Task to complete >> Write out each line in which the string "this" is present.

Exercise inputs >>
--- START ---
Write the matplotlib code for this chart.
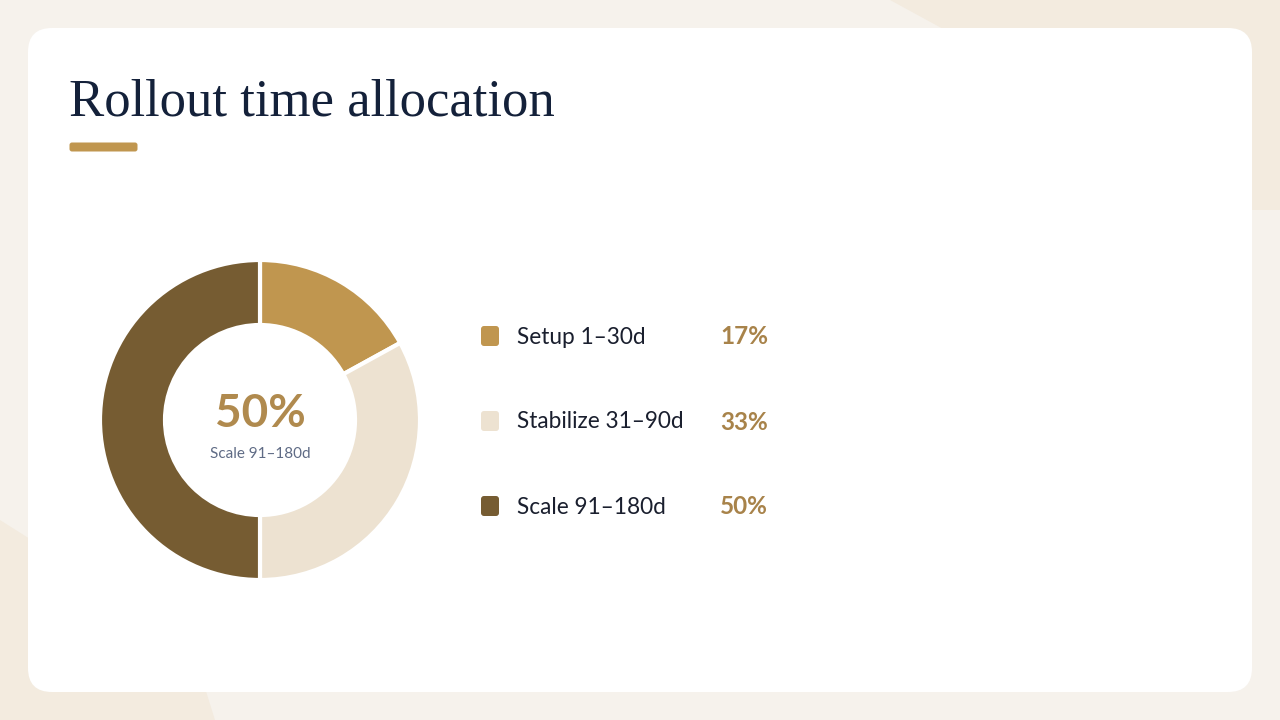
--- END ---
--- START ---
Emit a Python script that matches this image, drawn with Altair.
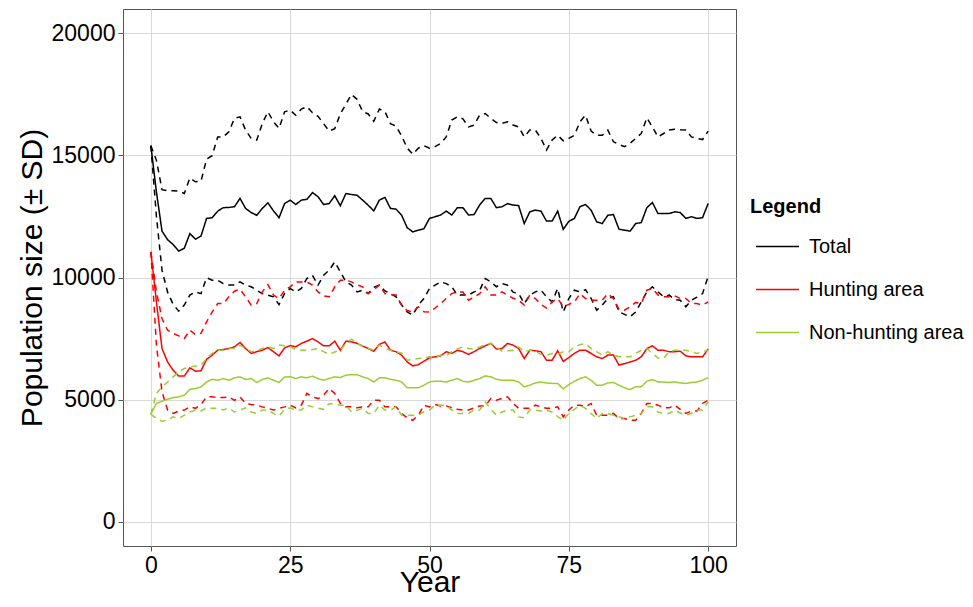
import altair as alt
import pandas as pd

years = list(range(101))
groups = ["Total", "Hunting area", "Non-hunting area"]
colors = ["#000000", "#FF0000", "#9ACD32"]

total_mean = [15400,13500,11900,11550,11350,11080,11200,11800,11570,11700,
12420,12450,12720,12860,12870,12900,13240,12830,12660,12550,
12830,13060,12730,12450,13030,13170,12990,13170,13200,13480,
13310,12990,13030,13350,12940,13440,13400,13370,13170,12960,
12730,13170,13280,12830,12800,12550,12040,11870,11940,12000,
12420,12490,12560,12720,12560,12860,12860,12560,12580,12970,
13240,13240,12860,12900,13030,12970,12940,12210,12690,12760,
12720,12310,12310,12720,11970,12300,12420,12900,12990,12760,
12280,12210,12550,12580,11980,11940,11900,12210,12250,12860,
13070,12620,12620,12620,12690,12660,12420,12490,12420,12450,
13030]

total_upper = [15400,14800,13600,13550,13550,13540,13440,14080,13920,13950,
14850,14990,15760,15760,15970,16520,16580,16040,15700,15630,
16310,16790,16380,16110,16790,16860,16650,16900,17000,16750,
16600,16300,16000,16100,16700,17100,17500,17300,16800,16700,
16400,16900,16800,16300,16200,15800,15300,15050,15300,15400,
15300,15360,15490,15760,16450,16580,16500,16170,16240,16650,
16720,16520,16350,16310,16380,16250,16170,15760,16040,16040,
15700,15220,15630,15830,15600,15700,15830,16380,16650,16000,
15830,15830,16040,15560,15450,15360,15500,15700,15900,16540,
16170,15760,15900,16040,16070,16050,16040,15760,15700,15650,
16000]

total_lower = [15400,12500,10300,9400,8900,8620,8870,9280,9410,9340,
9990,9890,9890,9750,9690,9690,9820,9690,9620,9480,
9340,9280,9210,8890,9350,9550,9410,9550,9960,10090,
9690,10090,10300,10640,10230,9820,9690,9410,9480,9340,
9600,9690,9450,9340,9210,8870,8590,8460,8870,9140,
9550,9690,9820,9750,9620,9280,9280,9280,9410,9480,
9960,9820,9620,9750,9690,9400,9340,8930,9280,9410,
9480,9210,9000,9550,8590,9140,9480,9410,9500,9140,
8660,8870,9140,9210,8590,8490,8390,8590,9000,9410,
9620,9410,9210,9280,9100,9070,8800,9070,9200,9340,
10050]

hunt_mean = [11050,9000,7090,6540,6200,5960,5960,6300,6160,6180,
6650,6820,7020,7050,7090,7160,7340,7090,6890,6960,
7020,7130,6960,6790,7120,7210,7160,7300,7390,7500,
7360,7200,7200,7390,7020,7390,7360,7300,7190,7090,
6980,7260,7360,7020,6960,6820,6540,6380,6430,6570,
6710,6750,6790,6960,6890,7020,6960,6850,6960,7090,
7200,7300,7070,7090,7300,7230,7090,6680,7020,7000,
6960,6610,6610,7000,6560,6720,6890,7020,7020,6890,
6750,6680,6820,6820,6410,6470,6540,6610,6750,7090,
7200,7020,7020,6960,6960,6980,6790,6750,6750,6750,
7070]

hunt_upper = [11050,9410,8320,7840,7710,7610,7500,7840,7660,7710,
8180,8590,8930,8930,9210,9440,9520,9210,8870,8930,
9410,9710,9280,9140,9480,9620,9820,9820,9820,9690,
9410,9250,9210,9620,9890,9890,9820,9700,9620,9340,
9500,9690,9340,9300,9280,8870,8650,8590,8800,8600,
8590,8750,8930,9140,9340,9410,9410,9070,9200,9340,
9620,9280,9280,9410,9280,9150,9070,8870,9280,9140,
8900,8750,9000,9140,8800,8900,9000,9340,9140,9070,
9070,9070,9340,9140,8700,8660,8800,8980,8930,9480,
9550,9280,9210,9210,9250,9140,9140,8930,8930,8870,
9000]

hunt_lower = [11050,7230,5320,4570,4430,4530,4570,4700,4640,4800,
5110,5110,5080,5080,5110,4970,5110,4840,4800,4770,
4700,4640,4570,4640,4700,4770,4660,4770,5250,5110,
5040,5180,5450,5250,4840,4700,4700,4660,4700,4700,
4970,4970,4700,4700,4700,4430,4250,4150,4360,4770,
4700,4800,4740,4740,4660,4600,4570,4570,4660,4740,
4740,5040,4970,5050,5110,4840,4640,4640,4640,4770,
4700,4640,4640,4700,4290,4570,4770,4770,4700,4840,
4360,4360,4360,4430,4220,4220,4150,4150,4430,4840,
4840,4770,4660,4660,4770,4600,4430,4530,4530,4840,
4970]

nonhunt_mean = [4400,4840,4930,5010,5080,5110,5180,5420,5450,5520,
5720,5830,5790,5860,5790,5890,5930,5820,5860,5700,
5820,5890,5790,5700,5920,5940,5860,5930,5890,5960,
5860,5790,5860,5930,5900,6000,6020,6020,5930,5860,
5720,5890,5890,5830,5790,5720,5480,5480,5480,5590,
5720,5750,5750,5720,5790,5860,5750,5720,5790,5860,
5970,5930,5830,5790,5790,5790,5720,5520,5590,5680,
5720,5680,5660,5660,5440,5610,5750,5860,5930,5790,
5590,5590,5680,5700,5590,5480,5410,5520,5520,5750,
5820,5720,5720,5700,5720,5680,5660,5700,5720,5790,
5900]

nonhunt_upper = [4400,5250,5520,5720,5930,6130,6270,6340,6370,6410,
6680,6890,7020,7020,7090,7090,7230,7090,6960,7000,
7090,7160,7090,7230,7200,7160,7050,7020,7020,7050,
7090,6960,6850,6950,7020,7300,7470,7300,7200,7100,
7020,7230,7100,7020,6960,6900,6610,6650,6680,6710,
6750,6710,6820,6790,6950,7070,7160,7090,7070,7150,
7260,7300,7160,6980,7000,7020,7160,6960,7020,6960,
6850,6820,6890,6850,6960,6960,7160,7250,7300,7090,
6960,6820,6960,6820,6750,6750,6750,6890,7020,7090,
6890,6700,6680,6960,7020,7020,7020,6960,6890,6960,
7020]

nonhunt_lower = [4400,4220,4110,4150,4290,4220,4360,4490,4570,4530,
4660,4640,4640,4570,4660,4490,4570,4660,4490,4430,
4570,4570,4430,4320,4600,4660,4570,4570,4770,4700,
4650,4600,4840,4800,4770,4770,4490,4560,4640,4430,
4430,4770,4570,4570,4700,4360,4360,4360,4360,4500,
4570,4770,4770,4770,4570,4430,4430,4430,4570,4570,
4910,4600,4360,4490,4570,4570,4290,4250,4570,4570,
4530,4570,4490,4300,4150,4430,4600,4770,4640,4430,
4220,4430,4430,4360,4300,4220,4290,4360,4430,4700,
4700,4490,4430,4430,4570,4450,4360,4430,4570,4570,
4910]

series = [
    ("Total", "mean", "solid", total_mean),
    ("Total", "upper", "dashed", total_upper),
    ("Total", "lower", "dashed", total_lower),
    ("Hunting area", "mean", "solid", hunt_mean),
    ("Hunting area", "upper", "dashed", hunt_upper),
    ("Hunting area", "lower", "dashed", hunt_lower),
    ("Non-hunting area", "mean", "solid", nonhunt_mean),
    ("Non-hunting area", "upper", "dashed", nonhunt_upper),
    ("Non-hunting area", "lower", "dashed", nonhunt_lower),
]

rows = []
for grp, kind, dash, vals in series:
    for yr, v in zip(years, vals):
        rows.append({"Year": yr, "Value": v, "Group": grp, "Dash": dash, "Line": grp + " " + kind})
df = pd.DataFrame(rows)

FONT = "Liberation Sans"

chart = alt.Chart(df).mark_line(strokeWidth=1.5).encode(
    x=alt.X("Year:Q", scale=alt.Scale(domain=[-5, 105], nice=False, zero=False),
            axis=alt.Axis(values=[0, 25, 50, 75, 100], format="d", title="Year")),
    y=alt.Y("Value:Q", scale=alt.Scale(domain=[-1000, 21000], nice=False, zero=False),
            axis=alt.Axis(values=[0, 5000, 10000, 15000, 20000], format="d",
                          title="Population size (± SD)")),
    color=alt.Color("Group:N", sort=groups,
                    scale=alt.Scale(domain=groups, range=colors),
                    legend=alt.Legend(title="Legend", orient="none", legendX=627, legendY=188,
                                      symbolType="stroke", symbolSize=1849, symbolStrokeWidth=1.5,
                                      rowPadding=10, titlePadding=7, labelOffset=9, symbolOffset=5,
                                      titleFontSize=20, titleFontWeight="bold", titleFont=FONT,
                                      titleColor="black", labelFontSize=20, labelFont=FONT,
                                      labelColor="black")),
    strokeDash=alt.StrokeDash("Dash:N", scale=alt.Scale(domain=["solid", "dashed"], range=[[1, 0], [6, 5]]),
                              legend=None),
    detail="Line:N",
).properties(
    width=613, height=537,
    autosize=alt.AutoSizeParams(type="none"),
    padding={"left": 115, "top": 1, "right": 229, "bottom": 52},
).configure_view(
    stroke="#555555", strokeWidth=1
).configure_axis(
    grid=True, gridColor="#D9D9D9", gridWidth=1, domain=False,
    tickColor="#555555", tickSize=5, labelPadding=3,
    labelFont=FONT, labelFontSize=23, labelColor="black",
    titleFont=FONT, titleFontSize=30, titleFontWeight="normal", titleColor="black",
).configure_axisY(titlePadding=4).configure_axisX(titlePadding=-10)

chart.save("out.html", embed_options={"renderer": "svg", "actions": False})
--- END ---
Written reply >>
Write the matplotlib code for this chart.
Emit a Python script that matches this image, drawn with Altair.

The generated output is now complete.